Published on: 08/6/18 2:45 PM

Category: Uncategorised

The latest United States job report data is in and the results are promising. The employment growth data point came in at +157K. Although this figure fell short of the predicted growth of +193K, the rest of the encouraging statistics from the report showed enough good news to negate the lower than expected figure.

One particular note of encouragement was that the domestic unemployment rate now sits at just 3.9 percent. The outlook for the future is positive as evidenced by the fact that the Atlanta Fed’s Jobs Calculator states that the economy only needs to add an average of 106,000 jobs per month over the next year in order to sustain an unemployment rate of under four percent. Based on current predictions, the economy is projected to meet this figure with ease. With the job growth staying above 106,000, the U3 rating dropped to 3.9 percent. The U6 reading, which adds in workers who classify as part-time for economic reasons, dropped to 7.5 percent. This number is down from the past reading of 7.8 percent. The US Labor Force Participation Rate matched predictions, coming in at 62.9 percent.

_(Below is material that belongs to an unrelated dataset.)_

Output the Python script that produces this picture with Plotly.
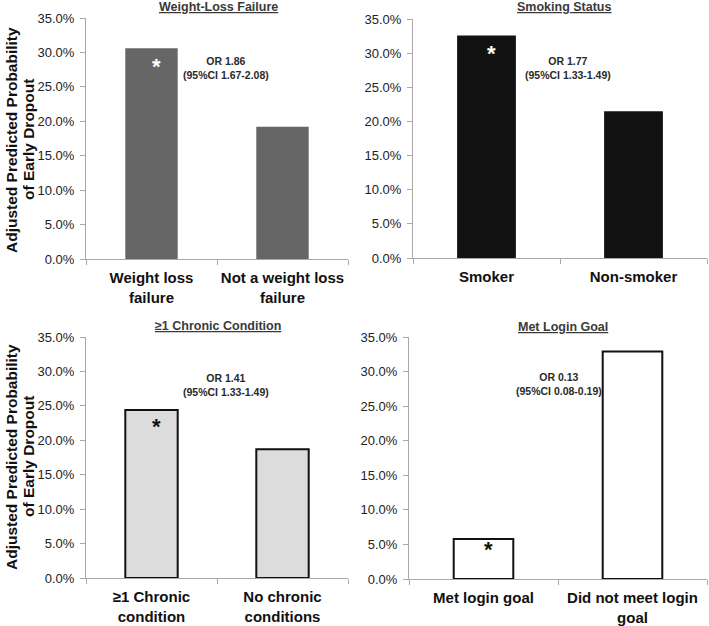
import plotly.graph_objects as go

# ---- data ----
titles = ["Weight-Loss Failure", "Smoking Status", "≥1 Chronic Condition", "Met Login Goal"]
cats_wl = ["Weight loss<br>failure", "Not a weight loss<br>failure"]
vals_wl = [0.306, 0.192]
cats_sm = ["Smoker", "Non-smoker"]
vals_sm = [0.326, 0.215]
cats_cc = ["≥1 Chronic<br>condition", "No chronic<br>conditions"]
vals_cc = [0.244, 0.187]
cats_lg = ["Met login goal", "Did not meet login<br>goal"]
vals_lg = [0.058, 0.329]
or_texts = ["OR 1.86<br>(95%CI 1.67-2.08)", "OR 1.77<br>(95%CI 1.33-1.49)",
            "OR 1.41<br>(95%CI 1.33-1.49)", "OR 0.13<br>(95%CI 0.08-0.19)"]
y_ticks = [0, 0.05, 0.10, 0.15, 0.20, 0.25, 0.30, 0.35]

W, H = 709, 626
FONT = "Liberation Sans, Arial, sans-serif"

def px_x(p):
    return p / W

def px_y(p):
    return 1 - p / H

panels = [
    dict(cats=cats_wl, vals=vals_wl, fill="#666666", line="#666666", lw=0,
         xd=(86, 348), yd=(259, 18), star="white", star_dy=-14),
    dict(cats=cats_sm, vals=vals_sm, fill="#121212", line="#121212", lw=0,
         xd=(413, 707), yd=(258, 19), star="white", star_dy=-14),
    dict(cats=cats_cc, vals=vals_cc, fill="#dcdcdc", line="#111111", lw=2,
         xd=(86, 348), yd=(578, 337), star="#111111", star_dy=-12),
    dict(cats=cats_lg, vals=vals_lg, fill="white", line="#111111", lw=2,
         xd=(409, 707), yd=(579, 337), star="#111111", star_dy=-6),
]

title_pos = [(218, 7), (564, 7), (218, 326), (563, 327)]
or_pos = [(226, 68), (568, 68), (226, 385), (559, 384)]

fig = go.Figure()
annotations = []
layout = {}
for i, p in enumerate(panels):
    n = i + 1
    xa = "x" if n == 1 else f"x{n}"
    ya = "y" if n == 1 else f"y{n}"
    fig.add_trace(go.Bar(
        x=p["cats"], y=p["vals"], xaxis=xa, yaxis=ya, width=0.4,
        marker=dict(color=p["fill"], line=dict(color=p["line"], width=p["lw"])),
        showlegend=False, hoverinfo="skip"))
    xkey = "xaxis" if n == 1 else f"xaxis{n}"
    ykey = "yaxis" if n == 1 else f"yaxis{n}"
    layout[xkey] = dict(
        domain=[px_x(p["xd"][0]), px_x(p["xd"][1])], anchor=ya,
        automargin=False, tickangle=0, ticklabelstandoff=5,
        showline=True, linecolor="#a8a8a8", linewidth=1,
        ticks="outside", tickson="boundaries", ticklen=5, tickcolor="#a8a8a8",
        showgrid=False, zeroline=False, fixedrange=True,
        tickvals=p["cats"], ticktext=[f"<b>{c}</b>" for c in p["cats"]],
        tickfont=dict(family=FONT, size=15, color="#111111"),
        type="category")
    layout[ykey] = dict(
        domain=[px_y(p["yd"][0]), px_y(p["yd"][1])], anchor=xa,
        automargin=False, ticklabelstandoff=3,
        range=[0, 0.35], tickvals=y_ticks, tickformat=".1%",
        showline=True, linecolor="#a8a8a8", linewidth=1,
        ticks="outside", ticklen=5, tickcolor="#a8a8a8",
        showgrid=False, zeroline=False, fixedrange=True,
        tickfont=dict(family=FONT, size=13, color="#222222"))
    # title
    tx, ty = title_pos[i]
    annotations.append(dict(
        x=px_x(tx), y=px_y(ty), xref="paper", yref="paper", showarrow=False,
        text=f"<b><u>{titles[i]}</u></b>", xanchor="center", yanchor="middle",
        font=dict(family=FONT, size=12.5, color="#3a3a3a")))
    # OR text
    ox, oy = or_pos[i]
    annotations.append(dict(
        x=px_x(ox), y=px_y(oy), xref="paper", yref="paper", showarrow=False,
        text=f"<b>{or_texts[i]}</b>", xanchor="center", yanchor="middle",
        font=dict(family=FONT, size=10.5, color="#2a2a2a")))
    # asterisk on first bar
    annotations.append(dict(
        x=p["cats"][0], y=p["vals"][0], xref=xa, yref=ya, showarrow=False,
        text="<b>*</b>", xanchor="center", yanchor="top", xshift=5,
        yshift=p["star_dy"] + 10,
        font=dict(family=FONT, size=22, color=p["star"])))

# y-axis titles (two lines each)
for cy in (140, 457):
    annotations.append(dict(
        x=px_x(11), y=px_y(cy), xref="paper", yref="paper", showarrow=False,
        text="<b>Adjusted Predicted Probability</b>", textangle=-90,
        xanchor="center", yanchor="middle",
        font=dict(family=FONT, size=15.5, color="#111111")))
    annotations.append(dict(
        x=px_x(28), y=px_y(cy), xref="paper", yref="paper", showarrow=False,
        text="<b>of Early Dropout</b>", textangle=-90,
        xanchor="center", yanchor="middle",
        font=dict(family=FONT, size=15.5, color="#111111")))

fig.update_layout(
    width=W, height=H, margin=dict(l=0, r=0, t=0, b=0),
    paper_bgcolor="white", plot_bgcolor="white",
    font=dict(family=FONT), annotations=annotations, **layout)

fig.write_html("out.html", config={"displayModeBar": False},
               post_script="document.body.style.margin='0';document.body.style.overflow='hidden';")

Wage growth remained slow yet steady, clocking in at 2.7 percent for the month of July. This figure is consistent with past rates in recent months. Although the rate is solid, it still trails headline inflation which is ringing it at +2.9 percent. With the Consumer Price Index (CPI) at 2.9 percent, financial analysts are concerned that the lackluster wage growth indicates that the real wage growth has remained stagnant. This could spell concern for consumers heading into the second half of the year. This slow rate of growth is a large reason for the Fed wanting to increase rates again before the end of the year in an effort to spark growth.

Immediately following the release of the report, the US dollar had dipped slightly as compared to the Euro and the Japanese Yen. The Dollar Index (DXY) dropped from an opening of 95.15 to as low as 94.99 as a result of the published report. However, the value of the dollar continued to edge higher as markets stabilized. Following the release of Friday’s news, Fed funds futures were estimated at a 90 percent chance of a 25-bps rate hike in September. The prediction also gave a 64 percent chance of a fourth hike in December 2018 to end the year.